TASK OBJECTIVE ▸ Below is a listing. Return the lines from the one that contains "What seaborn and" to the one that contains "2.90, 3.17, 3.30]", both ends included, verbatim and with no pictures.

+++ GIVEN RECORDS

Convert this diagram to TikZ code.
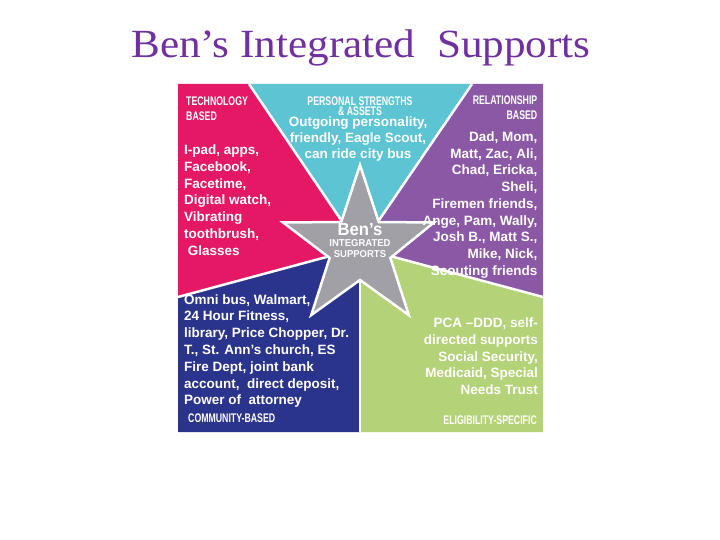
\documentclass[tikz,border=0pt]{standalone}
\usepackage{fontspec}
\setmainfont{Liberation Serif}
\newfontfamily\titlefam[FakeStretch=1.08]{Liberation Serif}
\newfontfamily\bodyfam{Liberation Sans}
\newfontfamily\headfam[FakeStretch=0.7]{Liberation Sans}
\newfontfamily\starfam[FakeStretch=0.95]{Liberation Sans}
\definecolor{pinkC}{RGB}{228,24,100}
\definecolor{cyanC}{RGB}{92,196,210}
\definecolor{purpleC}{RGB}{139,88,166}
\definecolor{greenC}{RGB}{180,210,120}
\definecolor{navyC}{RGB}{42,52,140}
\definecolor{starC}{RGB}{160,160,166}
\definecolor{titleC}{RGB}{112,48,160}
\tikzset{
  sep/.style={white,line width=2.5pt},
  body/.style={text=white,inner sep=0pt,font=\bodyfam\bfseries\fontsize{13.5}{16.8}\selectfont},
  head/.style={text=white,inner sep=0pt,font=\headfam\bfseries\fontsize{12.5}{14.5}\selectfont},
}
\begin{document}
\begin{tikzpicture}[x=1pt,y=-1pt]
\useasboundingbox (0,0) rectangle (720,540);
\fill[white] (0,0) rectangle (720,540);
\coordinate (C) at (360,248);
\coordinate (TL) at (178,84);
\coordinate (TR) at (543,84);
\coordinate (BR) at (543,432);
\coordinate (BL) at (178,432);
\coordinate (p1) at (249,84);
\coordinate (p2) at (472,84);
\coordinate (p3) at (543,297);
\coordinate (p4) at (360,432);
\coordinate (p5) at (178,297);
\fill[pinkC] (TL) -- (p1) -- (C) -- (p5) -- cycle;
\fill[cyanC] (p1) -- (p2) -- (C) -- cycle;
\fill[purpleC] (p2) -- (TR) -- (p3) -- (C) -- cycle;
\fill[greenC] (p3) -- (BR) -- (p4) -- (C) -- cycle;
\fill[navyC] (p4) -- (BL) -- (p5) -- (C) -- cycle;
\draw[sep] (p1) -- (C);
\draw[sep] (p2) -- (C);
\draw[sep] (p3) -- (C);
\draw[sep] (p4) -- (C);
\draw[sep] (p5) -- (C);
% star
\filldraw[fill=starC,draw=white,line width=2.5pt,line join=miter]
  (360,165) -- (378.8,222.1) -- (434,222.4) -- (390.4,257.9) -- (408.8,315.1)
  -- (360,280) -- (311.2,315.1) -- (329.6,257.9) -- (283,222.4) -- (341.2,222.1) -- cycle;
% title
\node[anchor=base,inner sep=0pt,text=titleC,font=\titlefam\fontsize{40}{40}\selectfont] (title) at (361,58) {Ben’s Integrated\ \ Supports};
% headings (base anchor = baseline of the last line)
\node[head,anchor=base west,align=left] (hTech) at (186,120.5) {TECHNOLOGY\\BASED};
\node[head,anchor=base,align=center] (hPers) at (360,115.5) {PERSONAL STRENGTHS\\[-4.5pt]\& ASSETS};
\node[head,anchor=base east,align=right] (hRel) at (537.5,119.5) {RELATIONSHIP\\BASED};
\node[head,anchor=base west] (hCom) at (188,422.5) {COMMUNITY-BASED};
\node[head,anchor=base east] (hElig) at (537,424.5) {ELIGIBILITY-SPECIFIC};
% bodies
\node[body,anchor=base west,align=left] (tTech) at (184,255.3)
  {I-pad, apps,\\Facebook,\\Facetime,\\Digital watch,\\Vibrating\\toothbrush,\\\ Glasses};
\node[body,anchor=base,align=center,font=\bodyfam\bfseries\fontsize{13.5}{16.2}\selectfont] (tPers) at (358,158.9)
  {Outgoing personality,\\friendly, Eagle Scout,\\can ride city bus};
\node[body,anchor=base east,align=right,font=\bodyfam\bfseries\fontsize{13.5}{16.7}\selectfont] (tRel) at (537.5,275.1)
  {Dad, Mom,\\Matt, Zac, Ali,\\Chad, Ericka,\\Sheli,\\Firemen friends,\\Ange, Pam, Wally,\\Josh B., Matt S.,\\Mike, Nick,\\Scouting friends};
\node[body,anchor=base west,align=left] (tCom) at (184,404.8)
  {Omni bus, Walmart,\\24 Hour Fitness,\\library, Price Chopper, Dr.\\T., St. Ann’s church, ES\\Fire Dept, joint bank\\account,\ \ direct deposit,\\Power of\ \ attorney};
\node[body,anchor=base east,align=right,font=\bodyfam\bfseries\fontsize{13.5}{16.75}\selectfont] (tElig) at (538,394.5)
  {PCA –DDD, self-\\directed supports\\Social Security,\\Medicaid, Special\\Needs Trust};
% star text
\node[anchor=base,inner sep=0pt,text=white,font=\starfam\bfseries\fontsize{17.5}{17.5}\selectfont] (sBen) at (360,235.5) {Ben’s};
\node[anchor=base,inner sep=0pt,text=white,font=\starfam\bfseries\fontsize{10}{10}\selectfont] (sInt) at (360,246) {INTEGRATED};
\node[anchor=base,inner sep=0pt,text=white,font=\starfam\bfseries\fontsize{10}{10}\selectfont] (sSup) at (360,258) {SUPPORTS};
\end{tikzpicture}
\end{document}
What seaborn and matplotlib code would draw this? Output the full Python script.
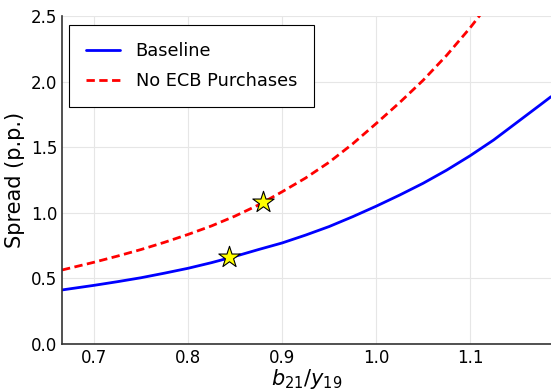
import numpy as np
import pandas as pd
import matplotlib
matplotlib.use("Agg")
import matplotlib.pyplot as plt
import seaborn as sns

# ── Data ──────────────────────────────────────────────────────────────────────
debt_ratio = [0.666, 0.70, 0.725, 0.75, 0.775, 0.80, 0.825, 0.85, 0.875, 0.90, 0.925,
              0.95, 0.975, 1.00, 1.025, 1.05, 1.075, 1.10, 1.125, 1.15, 1.175, 1.186]
spread_baseline = [0.412, 0.447, 0.475, 0.505, 0.54, 0.577, 0.62, 0.668, 0.72, 0.77, 0.83,
                   0.895, 0.97, 1.05, 1.135, 1.225, 1.325, 1.435, 1.555, 1.69, 1.825, 1.885]
spread_no_ecb = [0.564, 0.623, 0.67, 0.72, 0.775, 0.835, 0.90, 0.975, 1.06, 1.16, 1.265,
                 1.385, 1.525, 1.68, 1.84, 2.01, 2.20, 2.41, 2.64, 2.90, 3.17, 3.30]

star_x = [0.844, 0.88]
star_y = [0.661, 1.085]

xticks = [0.7, 0.8, 0.9, 1.0, 1.1]
yticks = [0.0, 0.5, 1.0, 1.5, 2.0, 2.5]

sns.set_style("white")
plt.rcParams["font.family"] = ["DejaVu Sans"]
plt.rcParams["text.color"] = "black"
plt.rcParams["axes.labelcolor"] = "black"

df = pd.DataFrame({
    "x": debt_ratio * 2,
    "y": spread_baseline + spread_no_ecb,
    "series": ["Baseline"] * len(debt_ratio) + ["No ECB Purchases"] * len(debt_ratio),
})

fig = plt.figure(figsize=(5.51, 3.92), dpi=100)
ax = fig.add_axes([62 / 551, 48 / 392, 489 / 551, 328 / 392])

sns.lineplot(data=df, x="x", y="y", hue="series", style="series",
             palette={"Baseline": "#0000FF", "No ECB Purchases": "#FF0000"},
             dashes={"Baseline": "", "No ECB Purchases": (3, 1.6)},
             linewidth=2, ax=ax, sort=False)
ax.scatter(star_x, star_y, marker="*", s=260, color="#FFFF00",
           edgecolor="black", linewidth=0.8, zorder=5)

ax.set_xlim(0.666, 1.186)
ax.set_ylim(0, 2.5)
ax.set_xticks(xticks)
ax.set_yticks(yticks)
ax.tick_params(direction="in", length=4, labelsize=12, colors="black")
ax.grid(True, color="#E6E6E6", linewidth=0.8)
for side in ["top", "right"]:
    ax.spines[side].set_visible(False)
for side in ["left", "bottom"]:
    ax.spines[side].set_color("#333333")
    ax.spines[side].set_linewidth(1.2)

ax.set_xlabel(r"$b_{21}/y_{19}$", fontsize=15, labelpad=0)
ax.set_ylabel("Spread (p.p.)", fontsize=15)

leg = ax.legend(loc="upper left", bbox_to_anchor=(0.014, 0.973), borderaxespad=0,
                fontsize=12.8, fancybox=False, edgecolor="black", framealpha=1,
                borderpad=0.95, labelspacing=0.7, handlelength=1.95, handletextpad=0.85)
leg.get_frame().set_linewidth(0.8)
leg.set_title(None)

fig.savefig("out.png", dpi=100)
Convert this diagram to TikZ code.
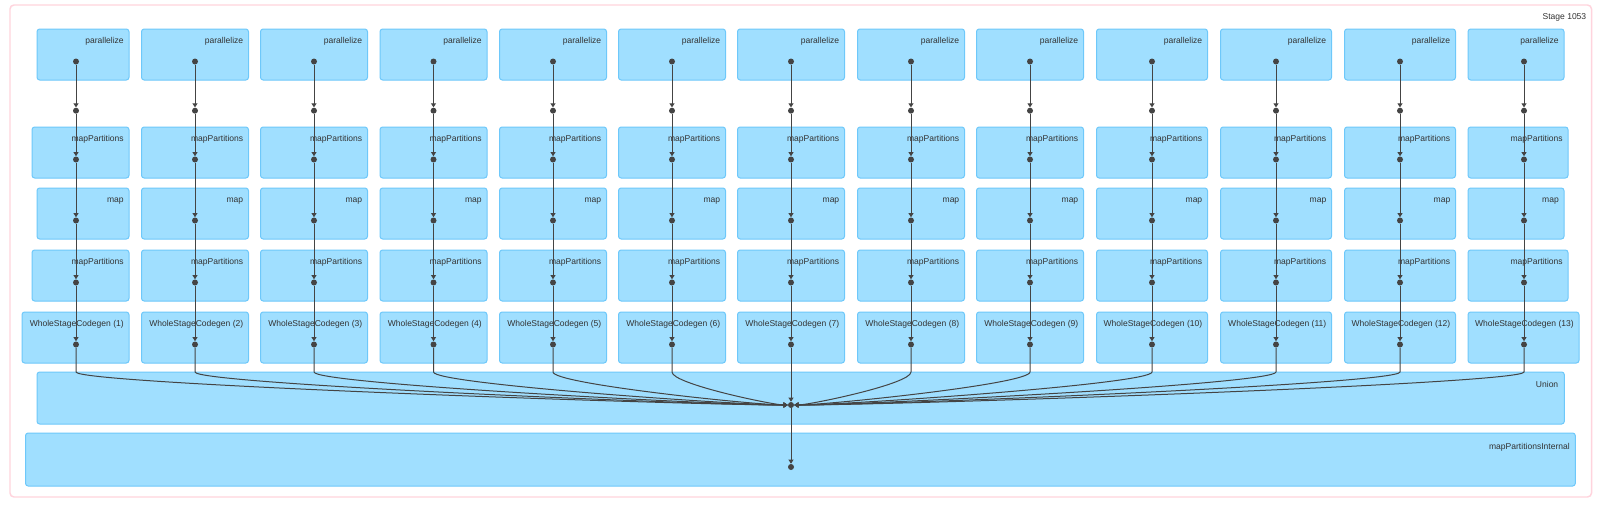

++++++

IN RESPONSE ▸
What seaborn and matplotlib code would draw this? Output the full Python script.
import numpy as np
import pandas as pd
import matplotlib
matplotlib.use("Agg")
import matplotlib.pyplot as plt
import seaborn as sns

# ── Data ──────────────────────────────────────────────────────────────────────
debt_ratio = [0.666, 0.70, 0.725, 0.75, 0.775, 0.80, 0.825, 0.85, 0.875, 0.90, 0.925,
              0.95, 0.975, 1.00, 1.025, 1.05, 1.075, 1.10, 1.125, 1.15, 1.175, 1.186]
spread_baseline = [0.412, 0.447, 0.475, 0.505, 0.54, 0.577, 0.62, 0.668, 0.72, 0.77, 0.83,
                   0.895, 0.97, 1.05, 1.135, 1.225, 1.325, 1.435, 1.555, 1.69, 1.825, 1.885]
spread_no_ecb = [0.564, 0.623, 0.67, 0.72, 0.775, 0.835, 0.90, 0.975, 1.06, 1.16, 1.265,
                 1.385, 1.525, 1.68, 1.84, 2.01, 2.20, 2.41, 2.64, 2.90, 3.17, 3.30]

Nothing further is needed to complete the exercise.